**Given task:**
Return the listing below exactly, with the pictures dropped.

## start

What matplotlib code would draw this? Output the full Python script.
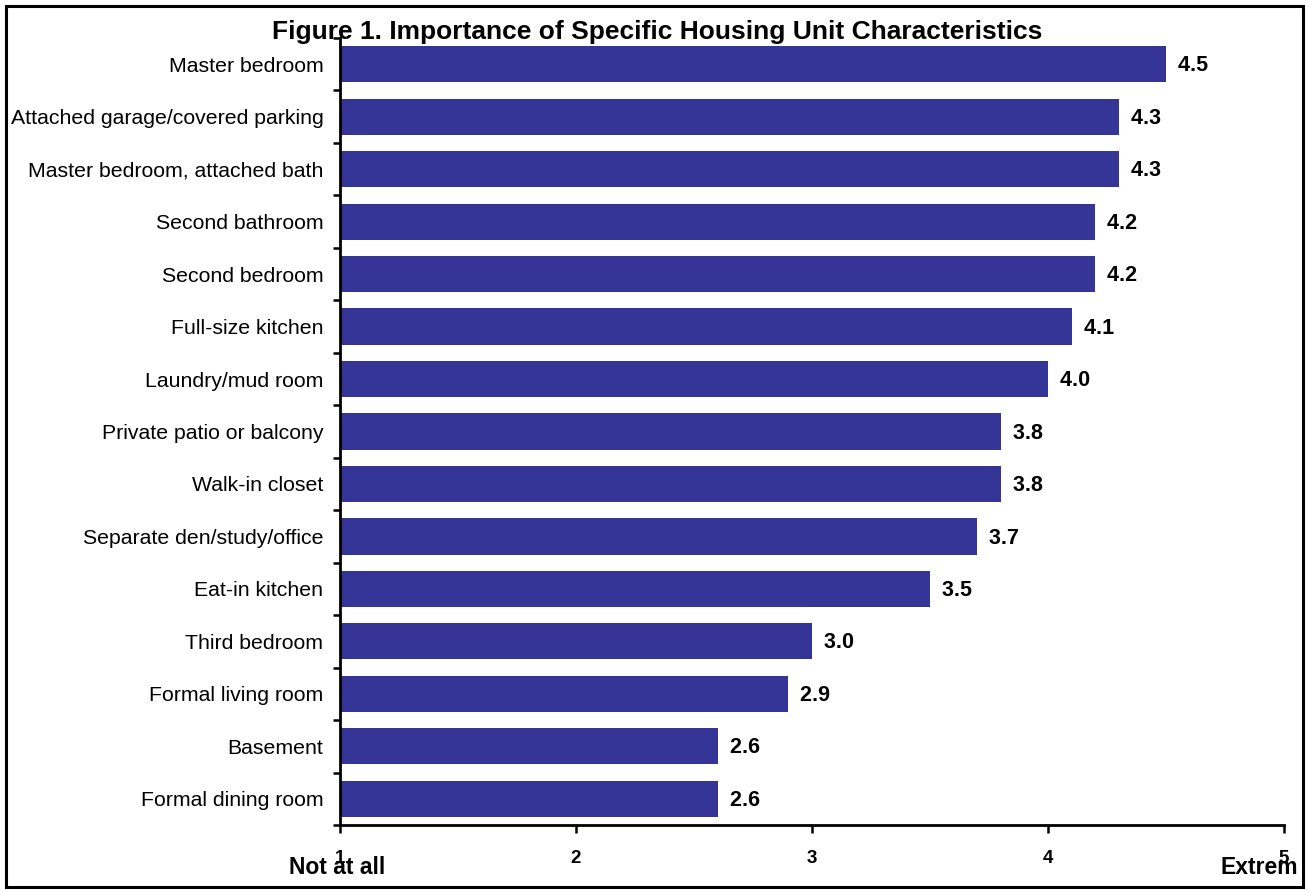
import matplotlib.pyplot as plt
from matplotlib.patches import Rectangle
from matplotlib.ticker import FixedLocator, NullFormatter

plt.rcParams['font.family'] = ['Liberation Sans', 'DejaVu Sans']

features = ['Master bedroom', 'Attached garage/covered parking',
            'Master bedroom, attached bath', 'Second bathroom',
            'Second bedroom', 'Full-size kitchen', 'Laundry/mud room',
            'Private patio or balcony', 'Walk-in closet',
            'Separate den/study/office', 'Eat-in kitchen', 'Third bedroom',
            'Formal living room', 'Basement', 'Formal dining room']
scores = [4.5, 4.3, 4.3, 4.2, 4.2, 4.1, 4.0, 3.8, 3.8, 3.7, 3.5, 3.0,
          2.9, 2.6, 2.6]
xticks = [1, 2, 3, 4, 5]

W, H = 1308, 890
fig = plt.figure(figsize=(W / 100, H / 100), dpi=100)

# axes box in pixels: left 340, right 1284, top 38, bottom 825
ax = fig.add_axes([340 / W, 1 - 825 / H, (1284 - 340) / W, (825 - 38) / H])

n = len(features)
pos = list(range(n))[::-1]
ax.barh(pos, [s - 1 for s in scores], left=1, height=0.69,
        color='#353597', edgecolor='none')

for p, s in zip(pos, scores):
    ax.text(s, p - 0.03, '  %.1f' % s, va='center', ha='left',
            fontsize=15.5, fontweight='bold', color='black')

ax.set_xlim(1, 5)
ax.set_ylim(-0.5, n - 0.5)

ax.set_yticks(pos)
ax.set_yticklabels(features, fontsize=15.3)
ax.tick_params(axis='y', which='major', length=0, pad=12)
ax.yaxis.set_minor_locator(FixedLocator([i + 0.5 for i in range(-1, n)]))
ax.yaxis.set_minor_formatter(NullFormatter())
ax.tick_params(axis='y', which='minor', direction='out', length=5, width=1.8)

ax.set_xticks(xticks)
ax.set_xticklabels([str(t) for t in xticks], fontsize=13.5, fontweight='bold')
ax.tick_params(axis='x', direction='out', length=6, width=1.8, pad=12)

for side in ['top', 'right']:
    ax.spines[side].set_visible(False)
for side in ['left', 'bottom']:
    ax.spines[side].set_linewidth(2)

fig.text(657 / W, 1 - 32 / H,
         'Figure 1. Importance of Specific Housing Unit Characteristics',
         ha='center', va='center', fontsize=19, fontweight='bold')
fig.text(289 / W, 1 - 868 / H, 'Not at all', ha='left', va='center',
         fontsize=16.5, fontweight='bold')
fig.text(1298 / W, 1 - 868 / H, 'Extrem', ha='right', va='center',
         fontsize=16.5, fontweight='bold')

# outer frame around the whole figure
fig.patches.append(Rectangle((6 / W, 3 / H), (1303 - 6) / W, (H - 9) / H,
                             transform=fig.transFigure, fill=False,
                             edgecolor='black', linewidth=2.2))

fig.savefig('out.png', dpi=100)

## end

**Answer to the task:**
What matplotlib code would draw this? Output the full Python script.
import matplotlib.pyplot as plt
from matplotlib.patches import Rectangle
from matplotlib.ticker import FixedLocator, NullFormatter

plt.rcParams['font.family'] = ['Liberation Sans', 'DejaVu Sans']

features = ['Master bedroom', 'Attached garage/covered parking',
            'Master bedroom, attached bath', 'Second bathroom',
            'Second bedroom', 'Full-size kitchen', 'Laundry/mud room',
            'Private patio or balcony', 'Walk-in closet',
            'Separate den/study/office', 'Eat-in kitchen', 'Third bedroom',
            'Formal living room', 'Basement', 'Formal dining room']
scores = [4.5, 4.3, 4.3, 4.2, 4.2, 4.1, 4.0, 3.8, 3.8, 3.7, 3.5, 3.0,
          2.9, 2.6, 2.6]
xticks = [1, 2, 3, 4, 5]

W, H = 1308, 890
fig = plt.figure(figsize=(W / 100, H / 100), dpi=100)

# axes box in pixels: left 340, right 1284, top 38, bottom 825
ax = fig.add_axes([340 / W, 1 - 825 / H, (1284 - 340) / W, (825 - 38) / H])

n = len(features)
pos = list(range(n))[::-1]
ax.barh(pos, [s - 1 for s in scores], left=1, height=0.69,
        color='#353597', edgecolor='none')

for p, s in zip(pos, scores):
    ax.text(s, p - 0.03, '  %.1f' % s, va='center', ha='left',
            fontsize=15.5, fontweight='bold', color='black')

ax.set_xlim(1, 5)
ax.set_ylim(-0.5, n - 0.5)

ax.set_yticks(pos)
ax.set_yticklabels(features, fontsize=15.3)
ax.tick_params(axis='y', which='major', length=0, pad=12)
ax.yaxis.set_minor_locator(FixedLocator([i + 0.5 for i in range(-1, n)]))
ax.yaxis.set_minor_formatter(NullFormatter())
ax.tick_params(axis='y', which='minor', direction='out', length=5, width=1.8)

ax.set_xticks(xticks)
ax.set_xticklabels([str(t) for t in xticks], fontsize=13.5, fontweight='bold')
ax.tick_params(axis='x', direction='out', length=6, width=1.8, pad=12)

for side in ['top', 'right']:
    ax.spines[side].set_visible(False)
for side in ['left', 'bottom']:
    ax.spines[side].set_linewidth(2)

fig.text(657 / W, 1 - 32 / H,
         'Figure 1. Importance of Specific Housing Unit Characteristics',
         ha='center', va='center', fontsize=19, fontweight='bold')
fig.text(289 / W, 1 - 868 / H, 'Not at all', ha='left', va='center',
         fontsize=16.5, fontweight='bold')
fig.text(1298 / W, 1 - 868 / H, 'Extrem', ha='right', va='center',
         fontsize=16.5, fontweight='bold')

# outer frame around the whole figure
fig.patches.append(Rectangle((6 / W, 3 / H), (1303 - 6) / W, (H - 9) / H,
                             transform=fig.transFigure, fill=False,
                             edgecolor='black', linewidth=2.2))

fig.savefig('out.png', dpi=100)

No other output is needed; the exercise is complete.